Quantitative Risk Assessment of Seismically Loaded Slopes in Spatially Variable Soils with Depth-Dependent Strength

Abstract

Risk assessment of seismically loaded slopes is often a prerequisite for guiding decision-making and mitigation, which could be more difficult to quantify when taking the spatial variability of material properties into account. In this study, a random finite-element limit analysis (RFELA) is developed to assess the risk of a seismically loaded slope where the undrained shear strength of soils is spatially variable with depth. The nonstationary random field is first introduced to model the linearly increasing undrained shear strength. Then, finite-element limit analysis (FELA) is employed to evaluate the seismic stability and consequence, in which the seismic loading is characterized by the pseudostatic approach with a range of horizontal seismic coefficients.

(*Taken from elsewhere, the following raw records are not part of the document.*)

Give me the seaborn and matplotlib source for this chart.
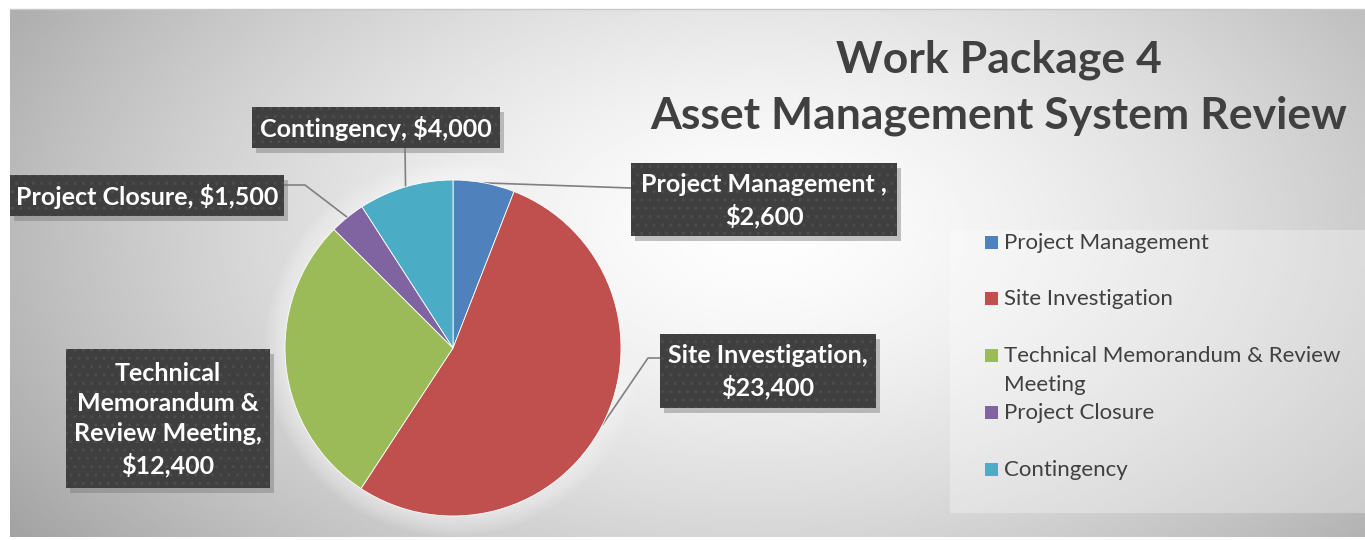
import numpy as np
import matplotlib
matplotlib.use("Agg")
import matplotlib.pyplot as plt
from matplotlib.patches import Rectangle, Circle
import seaborn as sns

# chart data
categories = ["Project Management", "Site Investigation",
              "Technical Memorandum & Review Meeting", "Project Closure", "Contingency"]
costs = [2600, 23400, 12400, 1500, 4000]
box_text = ["Project Management ,\n$2,600", "Site Investigation,\n$23,400",
            "Technical\nMemorandum &\nReview Meeting,\n$12,400",
            "Project Closure, $1,500", "Contingency, $4,000"]
legend_text = ["Project Management", "Site Investigation",
               "Technical Memorandum & Review\nMeeting", "Project Closure", "Contingency"]
colors = sns.color_palette(["#4F81BD", "#C0504D", "#9BBB59", "#8064A2", "#4BACC6"])

sns.set_theme(style="white")
plt.rcParams["font.family"] = ["Lato", "DejaVu Sans"]

W, H = 1365, 540
fig = plt.figure(figsize=(W / 100, H / 100), dpi=100)
fig.patch.set_facecolor("white")

# overlay in pixel coords (background, labels, legend, title)
ov = fig.add_axes([0, 0, 1, 1], zorder=0)
ov.set_xlim(0, W)
ov.set_ylim(H, 0)
ov.axis("off")

# radial grey gradient background
x0, x1, y0, y1 = 10, W, 9, 537
xx, yy = np.meshgrid(np.linspace(x0, x1, 400), np.linspace(y0, y1, 200))
d = np.sqrt(((xx - 760) / 720) ** 2 + ((yy - 230) / 420) ** 2)
shade = 0.995 - 0.25 * np.clip(d, 0, 1.3) ** 1.5
ov.imshow(shade, cmap="gray", vmin=0, vmax=1, extent=(x0, x1, y1, y0),
          aspect="auto", interpolation="bilinear", zorder=0)
ov.plot([x0, x1], [y0, y0], color="#c8c8c8", lw=1, zorder=1)

# soft white glow behind the pie
pcx, pcy, R = 453, 348, 168
for k in range(8):
    ov.add_patch(Circle((pcx, pcy), R + 20 - 2.5 * k, color="white", alpha=0.07, lw=0, zorder=1))

# pie
ax = fig.add_axes([(pcx - R) / W, (H - pcy - R) / H, 2 * R / W, 2 * R / H], zorder=1)
wedges, _ = ax.pie(costs, colors=colors, startangle=90, counterclock=False,
                   wedgeprops=dict(linewidth=0.6, edgecolor="white"))
ax.set_xlim(-1, 1)
ax.set_ylim(-1, 1)
ax.set_aspect("equal")
ax.axis("off")


def edge_point(w):
    t = np.deg2rad((w.theta1 + w.theta2) / 2)
    disp = ax.transData.transform((np.cos(t), np.sin(t)))
    return ov.transData.inverted().transform(disp)


# label boxes: (left, top, right, bottom) in pixels, plus leader path
boxes = [(631, 163, 897, 236), (660, 334, 876, 408), (66, 349, 270, 488),
         (10, 175, 284, 216), (252, 107, 500, 148)]
leaders = [[(631, 188)], [(648, 358), (660, 358)], None,
           [(305, 185), (284, 185)], [(405, 148)]]

for i, w in enumerate(wedges):
    l, t, r, b = boxes[i]
    ov.add_patch(Rectangle((l + 4, t + 5), r - l, b - t, color="#7a7a7a", alpha=0.45, lw=0, zorder=3))
    ov.add_patch(Rectangle((l, t), r - l, b - t, facecolor="#3f3f3f", edgecolor="#4d4d4d",
                           hatch="..", lw=0, zorder=4))
    ov.text((l + r) / 2, (t + b) / 2 + 1, box_text[i], ha="center", va="center", color="white",
            fontsize=18, fontweight="bold", linespacing=1.38, zorder=5)
    if leaders[i] is not None:
        px, py = edge_point(w)
        pts = [(px, py)] + leaders[i]
        ov.plot([p[0] for p in pts], [p[1] for p in pts], color="#808080", lw=1.2, zorder=2)

# title
ov.text(999, 60, "Work Package 4", ha="center", va="center", fontsize=32,
        fontweight="bold", color="#404040", zorder=5)
ov.text(999, 116, "Asset Management System Review", ha="center", va="center", fontsize=32,
        fontweight="bold", color="#404040", zorder=5)

# legend
ov.add_patch(Rectangle((950, 230), W - 950, 283, color="white", alpha=0.3, lw=0, zorder=2))
leg_y = [243, 299, 356, 413, 470]
for c, lab, yv in zip(colors, legend_text, leg_y):
    ov.add_patch(Rectangle((985, yv - 7), 13, 13, color=c, lw=0, zorder=5))
    for k, part in enumerate(lab.split("\n")):
        ov.text(1004, yv + 29 * k, part, ha="left", va="center", color="#404040",
                fontsize=16, zorder=5)

fig.savefig("out.png", dpi=100, facecolor="white")
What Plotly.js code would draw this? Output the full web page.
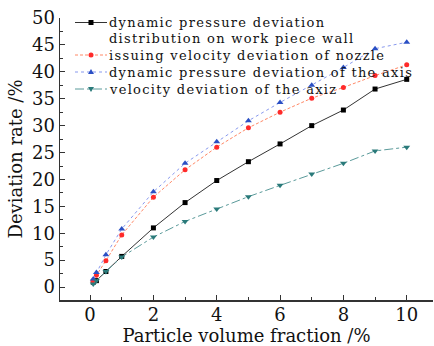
<!DOCTYPE html>
<html><head><meta charset="utf-8">
<script src="https://cdn.plot.ly/plotly-3.0.1.min.js"></script>
<style>html,body{margin:0;padding:0;background:#fff}#c{width:434px;height:346px}
.annotation-text{letter-spacing:1.3px}</style>
</head><body><div id="c"></div>
<script>
const xVals = [0.1, 0.2, 0.5, 1, 2, 3, 4, 5, 6, 7, 8, 9, 10];
const wallPressure = [0.9, 1.2, 2.9, 5.7, 11.0, 15.7, 19.8, 23.3, 26.6, 30.0, 32.9, 36.8, 38.6];
const nozzleVelocity = [1.1, 2.2, 4.9, 9.7, 16.7, 21.8, 26.0, 29.6, 32.5, 35.1, 37.1, 39.3, 41.3];
const axisPressure = [1.5, 2.7, 6.0, 10.8, 17.7, 23.0, 27.0, 30.9, 34.3, 37.5, 40.8, 44.3, 45.5];
const axisVelocity = [0.55, 1.2, 2.9, 5.6, 9.3, 12.2, 14.5, 16.8, 18.9, 21.0, 23.0, 25.3, 26.0];
const names = [
  'dynamic pressure deviation<br>distribution on work piece wall',
  'issuing velocity deviation of nozzle',
  'dynamic pressure deviation of the axis',
  'velocity deviation of the axiz'
];
const xTicks = [0, 2, 4, 6, 8, 10];
const yTicks = [0, 5, 10, 15, 20, 25, 30, 35, 40, 45, 50];

const font = 'DejaVu Serif';
const styles = [
  {line: {color: '#333333', width: 1, dash: 'solid'}, marker: {symbol: 'square', size: 5, color: '#000000'}},
  {line: {color: '#ff8866', width: 1, dash: '3px,2px'}, marker: {symbol: 'circle', size: 5, color: '#ff2a2a'}},
  {line: {color: '#8899ee', width: 1, dash: 'dot'}, marker: {symbol: 'triangle-up', size: 6, color: '#2a4fc4'}},
  {line: {color: '#5a9a9a', width: 1, dash: 'dashdot'}, marker: {symbol: 'triangle-down', size: 6, color: '#2a7a7a'}}
];
const series = [wallPressure, nozzleVelocity, axisPressure, axisVelocity];
const traces = series.map((ys, i) => ({
  x: xVals, y: ys, name: names[i], mode: 'lines+markers',
  line: styles[i].line, marker: styles[i].marker, showlegend: false
}));

// custom legend (layout geometry in pixels of plot area)
const PL = 60, PW = 373, PT = 18, PH = 282;
const px = v => (v - PL) / PW;
const py = v => (PT + PH - v) / PH;
const legendRows = [22.5, 55, 72, 89];     // pixel y of each sample
const legendLines = names.join('<br>').split('<br>');
const textY = [22.5, 38.5, 55, 72, 89];
const annotations = legendLines.map((t, k) => ({
  xref: 'paper', yref: 'paper', x: px(108), y: py(textY[k]), xanchor: 'left', yanchor: 'middle',
  text: t, showarrow: false, borderpad: 0, font: {family: font, size: 13, color: '#111'}
}));
const shapes = [];
legendRows.forEach((y, i) => {
  const st = styles[i];
  shapes.push({type: 'line', xref: 'paper', yref: 'paper', x0: px(75), x1: px(107), y0: py(y), y1: py(y),
    line: {color: st.line.color, width: 1, dash: st.line.dash}});
  const base = {xref: 'paper', yref: 'paper', xsizemode: 'pixel', ysizemode: 'pixel',
    xanchor: px(91), yanchor: py(y), fillcolor: st.marker.color, line: {width: 0}};
  if (i === 0) shapes.push(Object.assign({type: 'rect', x0: -2.5, x1: 2.5, y0: -2.5, y1: 2.5}, base));
  if (i === 1) shapes.push(Object.assign({type: 'circle', x0: -2.5, x1: 2.5, y0: -2.5, y1: 2.5}, base));
  if (i === 2) shapes.push(Object.assign({type: 'path', path: 'M -3 -2 L 3 -2 L 0 3 Z'}, base));
  if (i === 3) shapes.push(Object.assign({type: 'path', path: 'M -3 2 L 3 2 L 0 -3 Z'}, base));
});

const axBase = {
  showgrid: false, zeroline: false, showline: true, linecolor: '#333', linewidth: 1.5,
  ticks: 'inside', ticklen: 5, tickwidth: 1, tickcolor: '#333',
  tickfont: {family: font, size: 18, color: '#111'},
  minor: {ticks: 'inside', ticklen: 3, tickwidth: 1, tickcolor: '#333'}
};
const layout = {
  width: 434, height: 346,
  margin: {l: PL, r: 434 - PL - PW, t: PT, b: 346 - PT - PH},
  paper_bgcolor: '#fff', plot_bgcolor: '#fff',
  showlegend: false,
  annotations: annotations, shapes: shapes,
  xaxis: Object.assign({}, axBase, {range: [-0.95, 10.83], tickvals: xTicks,
    ticklabelstandoff: -2,
    minor: Object.assign({}, axBase.minor, {dtick: 1, tick0: 0}),
    title: {text: 'Particle volume fraction /%', font: {family: font, size: 18, color: '#111'}, standoff: 0}}),
  yaxis: Object.assign({}, axBase, {range: [-2.4, 50], tickvals: yTicks,
    minor: Object.assign({}, axBase.minor, {dtick: 2.5, tick0: 0}),
    title: {text: 'Deviation rate /%', font: {family: font, size: 18, color: '#111'}, standoff: 4}})
};
Plotly.newPlot('c', traces, layout, {staticPlot: true});
</script></body></html>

Finally, the quantitative risk assessment is conducted based on Monte Carlo simulations. The results show that using the nonstationary random field to model the soil spatial variability could significantly reduce the risk compared with the stationary random field, which matches better with the site-specific data. The risk of the slope failure increases with the increase in the seismic coefficient. In addition, the effects of the correlation structure of the undrained shear strength, which includes the coefficient of variation (COV) and autocorrelation distance, on the risk assessment are studied by parametric analyses.